● SOURCE MATERIAL
(begin)

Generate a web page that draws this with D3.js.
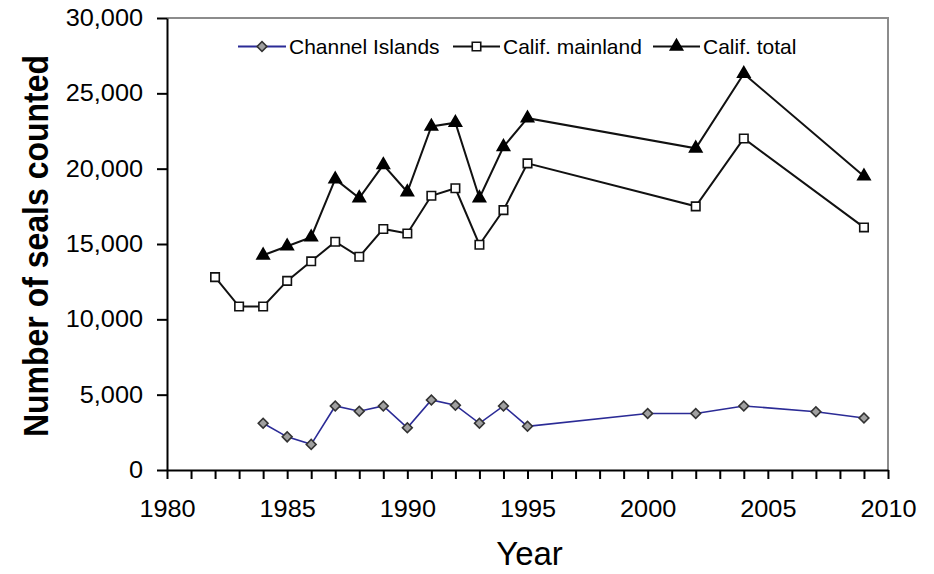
<!DOCTYPE html>
<html>
<head>
<meta charset="utf-8">
<script src="https://cdn.jsdelivr.net/npm/d3@7"></script>
<style>
  html, body { margin: 0; padding: 0; background: #fff; }
  svg { display: block; font-family: "Liberation Sans", Arial, sans-serif; }
</style>
</head>
<body>
<svg id="chart" width="934" height="574"></svg>
<script>
// ---- data ----
const yearsChannel = [1984,1985,1986,1987,1988,1989,1990,1991,1992,1993,1994,1995,2000,2002,2004,2007,2009];
const channelIslands = [3100,2200,1700,4250,3900,4250,2800,4650,4300,3100,4250,2900,3750,3750,4250,3870,3450];

const yearsMainland = [1982,1983,1984,1985,1986,1987,1988,1989,1990,1991,1992,1993,1994,1995,2002,2004,2009];
const califMainland = [12800,10850,10850,12550,13850,15150,14150,16000,15700,18200,18700,14950,17250,20350,17500,22000,16100];

const yearsTotal = [1984,1985,1986,1987,1988,1989,1990,1991,1992,1993,1994,1995,2002,2004,2009];
const califTotal = [14250,14850,15450,19300,18050,20250,18450,22800,23050,18050,21450,23350,21350,26300,19500];

const seriesNames = ["Channel Islands", "Calif. mainland", "Calif. total"];
const yTicks = [0,5000,10000,15000,20000,25000,30000];
const xTickYears = d3.range(1980, 2011);
const xLabelYears = [1980,1985,1990,1995,2000,2005,2010];

// ---- layout ----
const svg = d3.select("#chart");
const L = 167, R = 888, T = 18, B = 470;
const x = d3.scaleLinear().domain([1980, 2010]).range([L, R]);
const y = d3.scaleLinear().domain([0, 30000]).range([B, T]);
const SX = 1.1; // horizontal stretch of text seen in the reference

// frame top/right (gray)
svg.append("path")
  .attr("d", `M${L},${T}H${R}V${B}`)
  .attr("fill", "none").attr("stroke", "#8c8c8c").attr("stroke-width", 2);

// y axis
const yAxis = svg.append("g").attr("transform", `translate(${L},0)`)
  .call(d3.axisLeft(y).tickValues(yTicks).tickFormat(d3.format(",")).tickSize(10).tickSizeOuter(0).tickPadding(14));
yAxis.selectAll("text")
  .attr("font-size", 23).attr("fill", "#000").attr("font-family", "Liberation Sans, Arial, sans-serif")
  .attr("x", -24 / SX).attr("transform", `scale(${SX},1)`);

// x axis
const xAxis = svg.append("g").attr("transform", `translate(0,${B})`)
  .call(d3.axisBottom(x).tickValues(xTickYears)
    .tickFormat(d => xLabelYears.includes(d) ? String(d) : "")
    .tickSize(9).tickSizeOuter(0).tickPadding(22));
xAxis.selectAll("text")
  .attr("font-size", 23).attr("fill", "#000").attr("font-family", "Liberation Sans, Arial, sans-serif")
  .attr("transform", `scale(${SX},1)`);

[yAxis, xAxis].forEach(g => {
  g.select(".domain").attr("stroke", "#000").attr("stroke-width", 2);
  g.selectAll(".tick line").attr("stroke", "#000").attr("stroke-width", 2);
});

// axis titles
svg.append("text")
  .attr("transform", `translate(48,246) scale(${SX},1) rotate(-90)`)
  .attr("text-anchor", "middle")
  .attr("font-size", 32).attr("font-weight", "bold").attr("fill", "#000")
  .text("Number of seals counted");

svg.append("text")
  .attr("x", (L + R) / 2 + 2).attr("y", 565)
  .attr("text-anchor", "middle")
  .attr("font-size", 33).attr("fill", "#000")
  .text("Year");

// ---- series ----
const line = d3.line().x(d => x(d[0])).y(d => y(d[1]));
const zip = (a, b) => a.map((v, i) => [v, b[i]]);

const dataCI = zip(yearsChannel, channelIslands);
const dataML = zip(yearsMainland, califMainland);
const dataTT = zip(yearsTotal, califTotal);

const diamond = d3.symbol().type(d3.symbolSquare).size(48);
const square = d3.symbol().type(d3.symbolSquare).size(72);
const triangle = d3.symbol().type(d3.symbolTriangle).size(66);

function drawSeries(data, lineColor, lineWidth, markerFn, fill, stroke, rotate) {
  svg.append("path").datum(data)
    .attr("d", line).attr("fill", "none")
    .attr("stroke", lineColor).attr("stroke-width", lineWidth);
  svg.append("g").selectAll("path").data(data).join("path")
    .attr("d", markerFn)
    .attr("transform", d => `translate(${x(d[0])},${y(d[1])})` + (rotate ? " rotate(45)" : ""))
    .attr("fill", fill).attr("stroke", stroke).attr("stroke-width", 1.6);
}

drawSeries(dataCI, "#2b2b96", 1.6, diamond, "#a0a0a0", "#333", true);
drawSeries(dataML, "#111", 2, square, "#fff", "#111", false);
drawSeries(dataTT, "#111", 2, triangle, "#000", "#000", false);

// ---- legend ----
const legendItems = [
  { name: seriesNames[0], x1: 238, x2: 286, color: "#2b2b96", marker: diamond, fill: "#a0a0a0", stroke: "#333", rot: true },
  { name: seriesNames[1], x1: 453, x2: 500, color: "#111", marker: square, fill: "#fff", stroke: "#111", rot: false },
  { name: seriesNames[2], x1: 653, x2: 700, color: "#111", marker: triangle, fill: "#000", stroke: "#000", rot: false }
];
const ly = 46.5;
legendItems.forEach(it => {
  const g = svg.append("g");
  g.append("line").attr("x1", it.x1).attr("x2", it.x2).attr("y1", ly).attr("y2", ly)
    .attr("stroke", it.color).attr("stroke-width", 2);
  g.append("path").attr("d", it.marker)
    .attr("transform", `translate(${(it.x1 + it.x2) / 2},${ly})` + (it.rot ? " rotate(45)" : ""))
    .attr("fill", it.fill).attr("stroke", it.stroke).attr("stroke-width", 1.6);
  g.append("text")
    .attr("transform", `translate(${it.x2 + 3},${ly + 7}) scale(1.05,1)`)
    .attr("font-size", 20).attr("fill", "#000")
    .text(it.name);
});
</script>
</body>
</html>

(end)

● AIM OF THE TASK
Leave out the pictures and repeat the lines from the start of the material through the line with "const xLabelYears = [1980,1985,1990,1995,2000,2005,2010];", inclusive.

● COMPLETE ANSWER
Generate a web page that draws this with D3.js.
<!DOCTYPE html>
<html>
<head>
<meta charset="utf-8">
<script src="https://cdn.jsdelivr.net/npm/d3@7"></script>
<style>
  html, body { margin: 0; padding: 0; background: #fff; }
  svg { display: block; font-family: "Liberation Sans", Arial, sans-serif; }
</style>
</head>
<body>
<svg id="chart" width="934" height="574"></svg>
<script>
// ---- data ----
const yearsChannel = [1984,1985,1986,1987,1988,1989,1990,1991,1992,1993,1994,1995,2000,2002,2004,2007,2009];
const channelIslands = [3100,2200,1700,4250,3900,4250,2800,4650,4300,3100,4250,2900,3750,3750,4250,3870,3450];

const yearsMainland = [1982,1983,1984,1985,1986,1987,1988,1989,1990,1991,1992,1993,1994,1995,2002,2004,2009];
const califMainland = [12800,10850,10850,12550,13850,15150,14150,16000,15700,18200,18700,14950,17250,20350,17500,22000,16100];

const yearsTotal = [1984,1985,1986,1987,1988,1989,1990,1991,1992,1993,1994,1995,2002,2004,2009];
const califTotal = [14250,14850,15450,19300,18050,20250,18450,22800,23050,18050,21450,23350,21350,26300,19500];

const seriesNames = ["Channel Islands", "Calif. mainland", "Calif. total"];
const yTicks = [0,5000,10000,15000,20000,25000,30000];
const xTickYears = d3.range(1980, 2011);
const xLabelYears = [1980,1985,1990,1995,2000,2005,2010];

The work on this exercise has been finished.